The modern home is increasingly defined by its digital architecture rather than its physical square footage. When dozens of smart appliances, security cameras, and lighting bridges compete for bandwidth, traditional network hardware often collapses under the weight of constant, low-latency communication requirements. The bottleneck is rarely a lack of internet speed; it is almost always a failure of local traffic management. (The classic ISP-provided router was simply never designed to handle 30 plus devices simultaneously.)
Understanding The Bandwidth Bottleneck
Most legacy networking equipment relies heavily on the 2.4GHz frequency band. This spectrum is inherently crowded, serving not just smart home sensors, but also microwave ovens, Bluetooth peripherals, and competing signals from neighbors. When a device requires a handshake, the airwaves are already occupied, leading to high latency and dropped connections. This is the primary reason why a smart bulb might take three seconds to respond to a voice command.
The Hardware Shift To Wi-Fi 6E And Wi-Fi 7
Transitioning to Wi-Fi 6E or Wi-Fi 7 is the most effective hardware intervention. These standards introduce access to the 6GHz spectrum, a lane that remains largely uncongested compared to the legacy bands. By offloading bandwidth-heavy traffic like smart security cameras or streaming devices onto this higher frequency, users free up the 2.4GHz space for smaller, simple IoT sensors that do not require high-speed throughput. This effectively spreads the workload across the available spectrum rather than funneling every device into the same narrow corridor.
Implementation Strategies For Stability
Hardware upgrades only solve half of the equation. Stability requires granular configuration and traffic prioritization. Consider these tactical adjustments:
- Static IP Assignments: Assigning static IP addresses to critical smart home controllers prevents repeated DHCP handshaking requests. This reduces the background noise on the network and prevents “device offline” errors common after power flickers.

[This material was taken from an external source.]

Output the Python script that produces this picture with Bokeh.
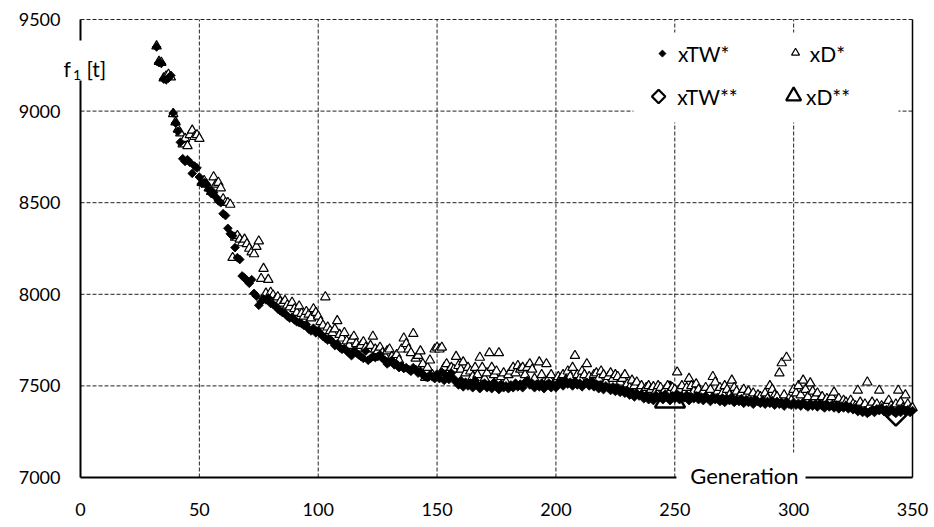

- Dedicated IoT Segmentation: Using a secondary guest SSID for IoT devices serves two purposes. First, it isolates traffic, ensuring a compromised budget-grade light bulb cannot probe the primary network for personal computers or servers. Second, it allows users to limit that specific SSID to the 2.4GHz band, preventing devices from attempting to jump onto more sensitive network channels.
- Mesh Infrastructure: A single router is often insufficient to cover the physical layout of a modern home, especially when walls and furniture attenuate signal strength. A mesh system ensures consistent coverage, reducing the signal retransmission errors that cause massive network overhead.
Security Through Architecture
Network engineers consistently point toward segmentation as the industry standard for home security. A budget-grade camera with poor firmware is a potential vector for unauthorized network access. By placing these devices on an isolated VLAN or guest SSID, the primary network remains a vault for sensitive data. (This is non-negotiable in the current threat landscape.)
The Economics Of Connectivity
Investing in high-end mesh systems is rarely about speed tiers provided by the ISP. It is about the capacity to handle concurrent connections without packet loss. When a router handles 30+ devices, it must act as an efficient traffic controller. If the hardware lacks the processing power to route this traffic effectively, the speed of the internet service becomes irrelevant. (Expensive routers are, in this case, a necessity rather than a luxury.) Stability comes from architectural design, not from higher monthly subscription costs.